#### EXERCISE DETAILS
Repeat, exactly and completely, the material that follows. Omit the pictures.

==== DATASET SECTION ====

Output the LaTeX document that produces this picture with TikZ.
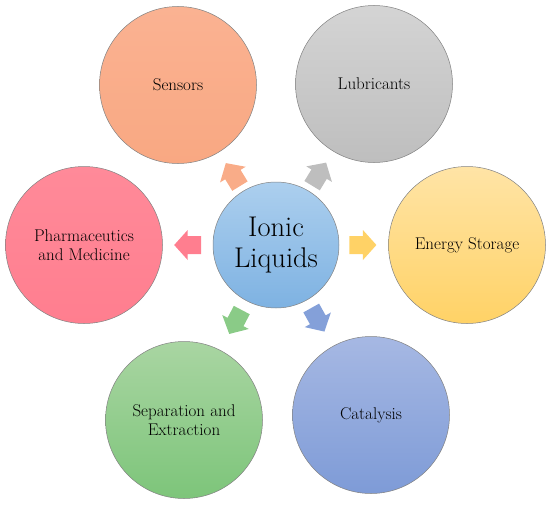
\documentclass[tikz,border=0pt]{standalone}
\usetikzlibrary{calc}
\definecolor{coreT}{RGB}{172,207,238}
\definecolor{coreB}{RGB}{126,178,226}
\definecolor{senT}{RGB}{250,178,146}
\definecolor{senB}{RGB}{249,168,130}
\definecolor{lubT}{RGB}{212,212,212}
\definecolor{lubB}{RGB}{190,190,190}
\definecolor{eneT}{RGB}{255,228,166}
\definecolor{eneB}{RGB}{255,210,102}
\definecolor{phaT}{RGB}{255,138,153}
\definecolor{phaB}{RGB}{255,126,143}
\definecolor{sepT}{RGB}{169,213,162}
\definecolor{sepB}{RGB}{125,197,122}
\definecolor{catT}{RGB}{166,184,227}
\definecolor{catB}{RGB}{126,155,215}
\definecolor{edge}{RGB}{130,130,130}
\begin{document}
\begin{tikzpicture}[x=1pt,y=-1pt,
  bubble/.style={circle, draw=edge, line width=0.5pt, minimum size=157pt,
    inner sep=0pt, align=center, text=black,
    font=\fontsize{17}{19}\selectfont},
  pics/pointer/.style={code={
    \fill[pic actions] (-13.5,-9) -- (0,-9) -- (0,-15) -- (13.5,0)
      -- (0,15) -- (0,9) -- (-13.5,9) -- cycle;}}]
\useasboundingbox (0,0) rectangle (550,506);
\node[bubble, minimum size=126pt, top color=coreT, bottom color=coreB,
  font=\fontsize{28.5}{31}\selectfont] (core) at (276,245) {Ionic\\Liquids};
\node[bubble, top color=senT, bottom color=senB] (sen) at (178,85) {Sensors};
\node[bubble, top color=lubT, bottom color=lubB] (lub) at (374,84) {Lubricants};
\node[bubble, top color=phaT, bottom color=phaB] (pha) at (84,245) {Pharmaceutics\\and Medicine};
\node[bubble, top color=eneT, bottom color=eneB] (ene) at (467,245) {Energy Storage};
\node[bubble, top color=sepT, bottom color=sepB] (sep) at (184,420) {Separation and\\Extraction};
\node[bubble, top color=catT, bottom color=catB] (cat) at (371,415) {Catalysis};
\coordinate (asen) at ($(core)!0.44!(sen)$);
\coordinate (alub) at ($(core)!0.44!(lub)$);
\coordinate (apha) at ($(core)!0.46!(pha)$);
\coordinate (aene) at ($(core)!0.455!(ene)$);
\coordinate (asep) at ($(core)!0.44!(sep)$);
\coordinate (acat) at ($(core)!0.44!(cat)$);
\pic[fill=senB!95!white, rotate=121.5] at (asen) {pointer};
\pic[fill=lubB, rotate=58.7] at (alub) {pointer};
\pic[fill=phaB, rotate=180] at (apha) {pointer};
\pic[fill=eneB] at (aene) {pointer};
\pic[fill=sepB!90!white, rotate=242.3] at (asep) {pointer};
\pic[fill=catB!95!white, rotate=299.2] at (acat) {pointer};
\end{tikzpicture}
\end{document}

====

#### FINAL RESULT
Output the LaTeX document that produces this picture with TikZ.
\documentclass[tikz,border=0pt]{standalone}
\usetikzlibrary{calc}
\definecolor{coreT}{RGB}{172,207,238}
\definecolor{coreB}{RGB}{126,178,226}
\definecolor{senT}{RGB}{250,178,146}
\definecolor{senB}{RGB}{249,168,130}
\definecolor{lubT}{RGB}{212,212,212}
\definecolor{lubB}{RGB}{190,190,190}
\definecolor{eneT}{RGB}{255,228,166}
\definecolor{eneB}{RGB}{255,210,102}
\definecolor{phaT}{RGB}{255,138,153}
\definecolor{phaB}{RGB}{255,126,143}
\definecolor{sepT}{RGB}{169,213,162}
\definecolor{sepB}{RGB}{125,197,122}
\definecolor{catT}{RGB}{166,184,227}
\definecolor{catB}{RGB}{126,155,215}
\definecolor{edge}{RGB}{130,130,130}
\begin{document}
\begin{tikzpicture}[x=1pt,y=-1pt,
  bubble/.style={circle, draw=edge, line width=0.5pt, minimum size=157pt,
    inner sep=0pt, align=center, text=black,
    font=\fontsize{17}{19}\selectfont},
  pics/pointer/.style={code={
    \fill[pic actions] (-13.5,-9) -- (0,-9) -- (0,-15) -- (13.5,0)
      -- (0,15) -- (0,9) -- (-13.5,9) -- cycle;}}]
\useasboundingbox (0,0) rectangle (550,506);
\node[bubble, minimum size=126pt, top color=coreT, bottom color=coreB,
  font=\fontsize{28.5}{31}\selectfont] (core) at (276,245) {Ionic\\Liquids};
\node[bubble, top color=senT, bottom color=senB] (sen) at (178,85) {Sensors};
\node[bubble, top color=lubT, bottom color=lubB] (lub) at (374,84) {Lubricants};
\node[bubble, top color=phaT, bottom color=phaB] (pha) at (84,245) {Pharmaceutics\\and Medicine};
\node[bubble, top color=eneT, bottom color=eneB] (ene) at (467,245) {Energy Storage};
\node[bubble, top color=sepT, bottom color=sepB] (sep) at (184,420) {Separation and\\Extraction};
\node[bubble, top color=catT, bottom color=catB] (cat) at (371,415) {Catalysis};
\coordinate (asen) at ($(core)!0.44!(sen)$);
\coordinate (alub) at ($(core)!0.44!(lub)$);
\coordinate (apha) at ($(core)!0.46!(pha)$);
\coordinate (aene) at ($(core)!0.455!(ene)$);
\coordinate (asep) at ($(core)!0.44!(sep)$);
\coordinate (acat) at ($(core)!0.44!(cat)$);
\pic[fill=senB!95!white, rotate=121.5] at (asen) {pointer};
\pic[fill=lubB, rotate=58.7] at (alub) {pointer};
\pic[fill=phaB, rotate=180] at (apha) {pointer};
\pic[fill=eneB] at (aene) {pointer};
\pic[fill=sepB!90!white, rotate=242.3] at (asep) {pointer};
\pic[fill=catB!95!white, rotate=299.2] at (acat) {pointer};
\end{tikzpicture}
\end{document}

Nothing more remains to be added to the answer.